Namun, di luar dugaan, setelah aku mulai bekerja pada Au Hin dan pemilik bar, mereka memaksaku untuk juga melayani tamu. Bukan hanya melayani minum, tetapi juga urusan ranjang. Perintah pemilik bar, juga perintah Au Hin yang bekerja sebagai bar tender, kutolak mentah-mentah. Bagaimana pun, aku keberatan melayani tamu. Bukan saja karena masih perawan, juga karena menjadi pekerja seks bukanlah tujuanku berangkat ke luar negeri. Penolakan itu membuatku dikurung dalam kamar oleh pemilik bar. Selama empat hari aku hanya diizinkan keluar kamar untuk urusan kamar mandi. Sesudah itu, pemilik bar berkata kepada saya: tidak mengapa aku menolak melayani tamu, asalkan aku membayar uang sebesar Rp 45 juta (kalau dirupiahkan). Katanya, itu uang tebusan penandatanganan kontrak kerja.

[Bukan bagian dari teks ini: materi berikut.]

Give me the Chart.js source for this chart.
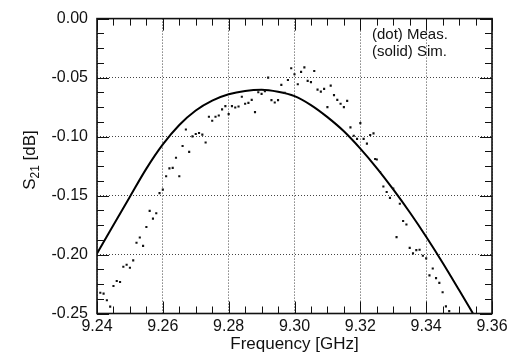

Hati kecilku meraung. Mataku berkaca-kaca. Temanku tadi sengaja menjualku pada pemilik bar. Dari mana aku, yang kini berusia 22 tahun, bisa dapat uang sebanyak itu? Anis sungguh keterlaluan. Parahnya, setelah aku keluar dari kurungan – sesudah terpaksa bilang setuju melayani tamu – Anis tersenyum penuh kemenangan.

Saat itu aku baru menyadari, Anis sengaja menjebakku. Menjadi dewi penolong dengan maksud tertentu. Ketika aku ribut dengan Anis sebelum dikurung karena hal itu, ia hanya bilang: semua sudah telanjur. Eh, dia malah balik marah kepadaku. Katanya, kalau dia tidak menolongku, bisa-bisa aku mati d irumah majikan. Pendeknya, percuma saja aku marah.

Bar yang selalu ramai dikunjungi tamu itu dimiliki oleh seorang laki-laki berbadan kurus. Ada kumisnya, dan selalu rapi dalam penampilan. Aku tak tahu siapa istrinya, meski belakangan aku tahu: ia hidup membujang. Perempuan-perempuan yang bekerja di tempatnya selalu tak keberatan menemani laki-laki yang konon pandai bercinta itu. Hari berikutnya, sebelum aku diizinkan melayani tamu secara umum, aku digilir – antara pemilik bar dan Au Hin – yang rupanya masih saudara kandung.

Mereka selalu bilang, aku masih lugu dan kelihatan segar. Pasti banyak tamu yang berebut untuk kutemani. Artinya, aku bisa mengumpulkan uang banyak dalam waktu singkat. Aku menunduk menahan air mata. Ingin rasanya aku meludahi mukanya. Tetapi saat itu aku menjadi seorang gadis yang penakut. Jangankan melawan, menatap wajah mereka saja aku tak berani.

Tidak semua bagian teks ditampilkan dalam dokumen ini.